The Linux Foundation’s umbrella foundation for big data and AI projects, LF AI & Data, has announced LinkedIn’s open source feature store, known as Feathr.
To manage and serve features utilized in its machine learning applications, Feathr was initially created by LinkedIn. Feathr automates and standardizes the interaction with the data type, which is used in both the training and inference phases of machine learning, instead of manually working with features as part of a specific data pipeline.
It was founded to improve machine learning programs’ performance, accuracy, and consistency. Users can now access data features “by name” from within ML processes by declaring them once in a shared feature namespace.
By enabling the usage of the same features across different ML programs, productivity and accuracy are improved. In addition, feature stores offer a more repeatable technique for converting source data into features (which is something not found in all feature stores), and by centralizing the storage and serving of features, they improve the performance of ML serving at the inference stage.
Since Feathr was introduced in 2017, more people are using the program. The feature store is currently being used by the social media giant to track thousands of features, according to LinkedIn.
“It has reduced the engineering time required for adding and experimenting with new features from weeks to days,” LinkedIn data infrastructure engineer Hangfei Lin writes in a blog post today. “It’s also performed up to 50% faster than the custom feature processing pipelines that it replaced.”
This April, LinkedIn made the code for Feathr available to the public under an Apache 2.0 license, making it the first time the general public has used the open source feature store.

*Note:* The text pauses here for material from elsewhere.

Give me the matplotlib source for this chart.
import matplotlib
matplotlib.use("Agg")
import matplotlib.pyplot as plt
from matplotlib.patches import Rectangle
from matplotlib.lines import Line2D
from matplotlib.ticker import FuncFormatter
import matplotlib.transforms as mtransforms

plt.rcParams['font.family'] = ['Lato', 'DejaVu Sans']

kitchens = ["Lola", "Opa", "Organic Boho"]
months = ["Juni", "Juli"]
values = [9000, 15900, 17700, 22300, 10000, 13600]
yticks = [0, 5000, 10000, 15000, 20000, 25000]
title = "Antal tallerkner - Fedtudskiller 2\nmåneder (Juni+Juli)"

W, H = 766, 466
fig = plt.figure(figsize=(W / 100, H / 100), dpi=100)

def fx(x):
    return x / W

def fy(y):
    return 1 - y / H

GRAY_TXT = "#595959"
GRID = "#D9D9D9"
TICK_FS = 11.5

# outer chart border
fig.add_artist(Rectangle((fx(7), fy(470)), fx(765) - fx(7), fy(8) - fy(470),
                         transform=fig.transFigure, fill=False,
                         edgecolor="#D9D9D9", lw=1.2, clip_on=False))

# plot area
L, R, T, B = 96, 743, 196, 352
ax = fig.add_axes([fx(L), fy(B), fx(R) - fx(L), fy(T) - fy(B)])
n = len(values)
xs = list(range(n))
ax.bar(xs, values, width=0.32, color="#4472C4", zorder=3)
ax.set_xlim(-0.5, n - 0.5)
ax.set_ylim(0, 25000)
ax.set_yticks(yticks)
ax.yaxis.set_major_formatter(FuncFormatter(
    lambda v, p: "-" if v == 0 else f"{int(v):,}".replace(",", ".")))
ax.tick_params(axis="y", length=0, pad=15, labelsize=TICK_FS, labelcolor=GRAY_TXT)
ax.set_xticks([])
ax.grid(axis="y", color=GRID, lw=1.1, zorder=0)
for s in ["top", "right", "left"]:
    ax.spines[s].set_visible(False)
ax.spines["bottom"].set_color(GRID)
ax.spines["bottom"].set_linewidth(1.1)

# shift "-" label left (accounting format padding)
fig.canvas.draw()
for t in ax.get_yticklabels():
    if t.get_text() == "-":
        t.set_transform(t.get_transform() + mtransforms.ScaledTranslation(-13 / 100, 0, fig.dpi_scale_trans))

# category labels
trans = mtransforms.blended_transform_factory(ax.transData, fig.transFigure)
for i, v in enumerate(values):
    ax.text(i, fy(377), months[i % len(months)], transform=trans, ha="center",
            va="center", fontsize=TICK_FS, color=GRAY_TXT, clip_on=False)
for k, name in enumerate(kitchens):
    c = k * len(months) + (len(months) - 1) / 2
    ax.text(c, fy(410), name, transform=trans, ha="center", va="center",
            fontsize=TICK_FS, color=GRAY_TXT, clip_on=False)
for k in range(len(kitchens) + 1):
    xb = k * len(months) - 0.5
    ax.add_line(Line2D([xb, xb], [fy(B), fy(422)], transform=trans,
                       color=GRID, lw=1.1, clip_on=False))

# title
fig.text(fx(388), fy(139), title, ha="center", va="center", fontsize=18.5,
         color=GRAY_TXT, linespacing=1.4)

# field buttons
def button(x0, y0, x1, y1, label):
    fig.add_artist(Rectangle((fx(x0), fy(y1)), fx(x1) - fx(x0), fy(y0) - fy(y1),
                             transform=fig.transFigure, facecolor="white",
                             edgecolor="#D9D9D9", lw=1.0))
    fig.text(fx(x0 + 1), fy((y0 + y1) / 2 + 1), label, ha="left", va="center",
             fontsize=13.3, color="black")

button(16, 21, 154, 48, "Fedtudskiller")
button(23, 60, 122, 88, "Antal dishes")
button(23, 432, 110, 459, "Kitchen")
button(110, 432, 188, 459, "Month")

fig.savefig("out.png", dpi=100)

Since then, the project “has achieved substantial popularity among the machine learning operations (MLOps) community” and is being adopted by companies across multiple industries, Lin writes.
LinkedIn is adding greater control to the open source project by donating Feathr to The Linux Foundation’s LF AI & Data group. This should help the project draw in more users and contributors.

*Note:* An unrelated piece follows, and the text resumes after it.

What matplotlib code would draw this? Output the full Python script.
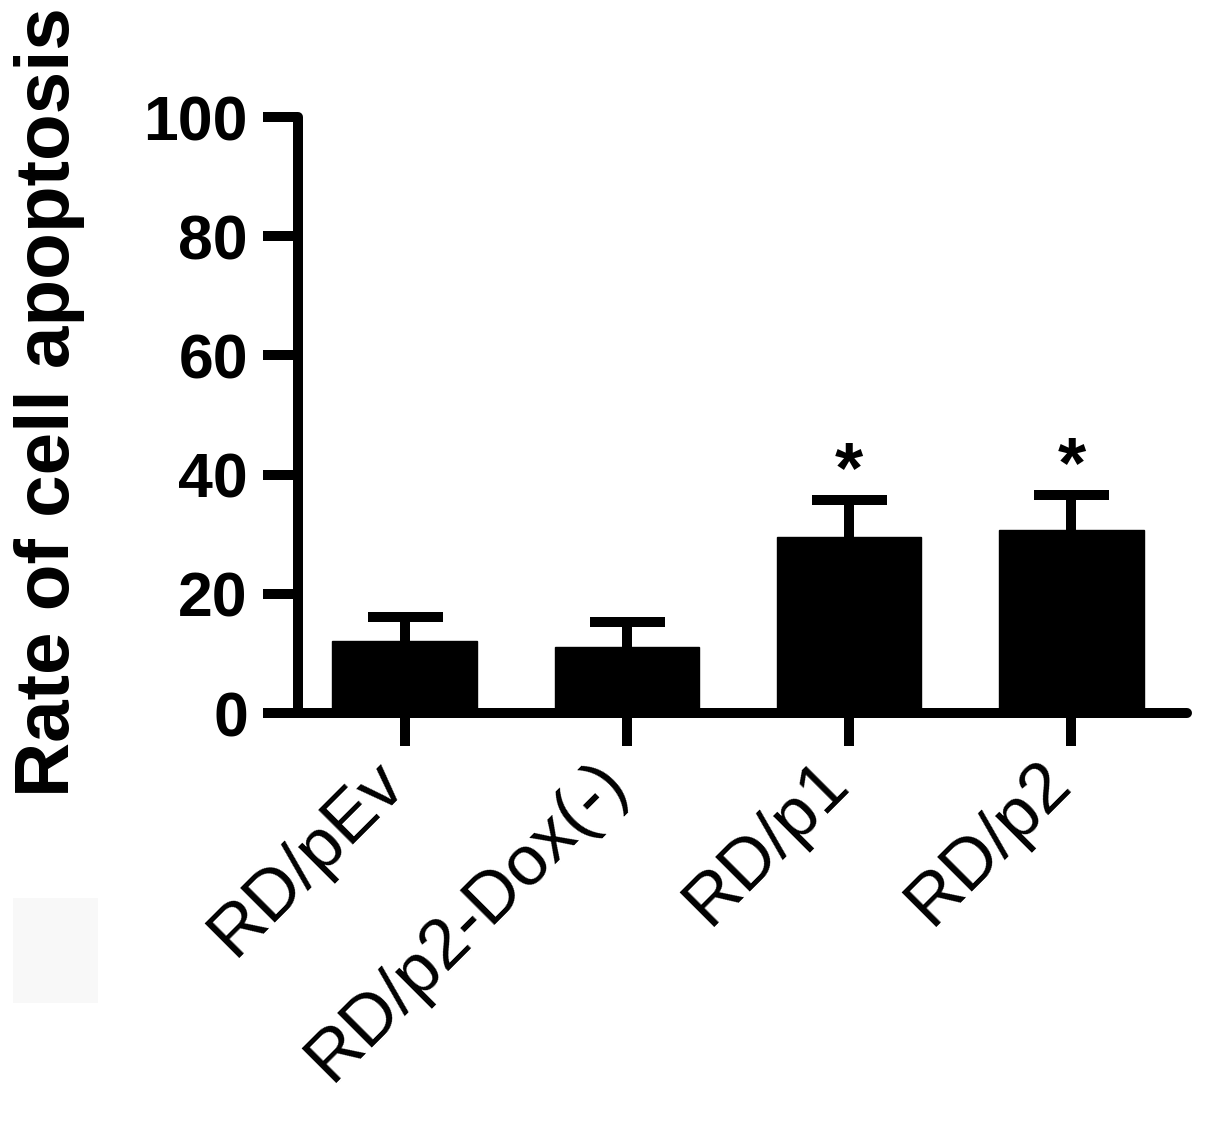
import matplotlib
matplotlib.use('Agg')
import matplotlib.pyplot as plt
import matplotlib.transforms as mtransforms
from matplotlib.patches import Rectangle

plt.rcParams['font.family'] = ['Liberation Sans', 'DejaVu Sans']

# data
groups = ['RD/pEv', 'RD/p2-Dox(-)', 'RD/p1', 'RD/p2']
rates = [12.1, 11.1, 29.5, 30.7]
sd = [4.0, 4.2, 6.2, 5.9]
marks = ['', '', '*', '*']
yticks = [0, 20, 40, 60, 80, 100]

fig = plt.figure(figsize=(12.05, 11.22), dpi=100)
ax = fig.add_axes([0.2473, 0.3645, 0.7378, 0.5312])

lw = 7.2
x = list(range(len(groups)))
ax.bar(x, rates, width=0.65, color='black', edgecolor='black', zorder=2)
eb = ax.errorbar(x, rates, yerr=[[0] * len(sd), sd], fmt='none', ecolor='black',
                 elinewidth=lw, capsize=27, capthick=lw, zorder=1)
# only the upper cap is wanted
eb.lines[1][0].set_visible(False)

# significance stars above the error bars
for xi, r, s, m in zip(x, rates, sd, marks):
    if m:
        ax.annotate(m, (xi, r + s), xytext=(0, -5), textcoords='offset points',
                    ha='center', va='bottom', fontsize=52, fontweight='bold')

ax.set_xlim(-0.48, 3.52)
ax.set_ylim(0, 100)
ax.set_yticks(yticks)
ax.set_yticklabels([str(t) for t in yticks], fontsize=45, fontweight='bold')
ax.set_xticks(x)
ax.set_xticklabels(groups, fontsize=51, rotation=45, ha='right')

for side in ['top', 'right']:
    ax.spines[side].set_visible(False)
for side in ['left', 'bottom']:
    ax.spines[side].set_linewidth(lw)
    ax.spines[side].set_capstyle('round')

ax.tick_params(axis='y', length=25, width=lw, pad=11)
ax.tick_params(axis='x', length=24, width=lw, pad=2)

# nudge rotated labels right so they end just past the tick
shift = mtransforms.ScaledTranslation(0.12, 0, fig.dpi_scale_trans)
for lab in ax.get_xticklabels():
    lab.set_transform(lab.get_transform() + shift)

fig.text(0.012, 0.642, 'Rate of cell apoptosis', rotation=90, ha='left', va='center',
         fontsize=55, fontweight='bold')

# faint grey patch in the lower left corner
fig.patches.append(Rectangle((0.011, 0.106), 0.07, 0.094, transform=fig.transFigure,
                             facecolor='#f8f8f8', edgecolor='none'))

fig.savefig('out.png', dpi=100)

“We’re excited to welcome Feathr to LF AI & Data and for it to be part of our technical project portfolio (41 projects and growing) with over 17K developers,” Dr. Ibrahim Haddad, the general manager of LF AI & Data, said in a press statement. “We aim to support Feathr to expand its user base, grow its community of developers, become a leader within its category, and enable collaboration and integration opportunities with other projects. We look forward to the project’s continued growth and success as part of LF AI & Data.”
Another character in the Feathr story is Microsoft (LinkedIn is owned by Microsoft). Lin claims that to make sure Feathr functions properly on Azure and is connected with other Azure products and projects, LinkedIn developers collaborated with their Microsoft Azure colleagues.
Feathr now supports Apache Spark, Juypter, Azure BLOB Storage, HDFS, Snowflake, Databricks Delta Tables, and SQL Server, according to this blog post on the Azure website. In April, Microsoft took part in the open-sourcing of Feathr as well.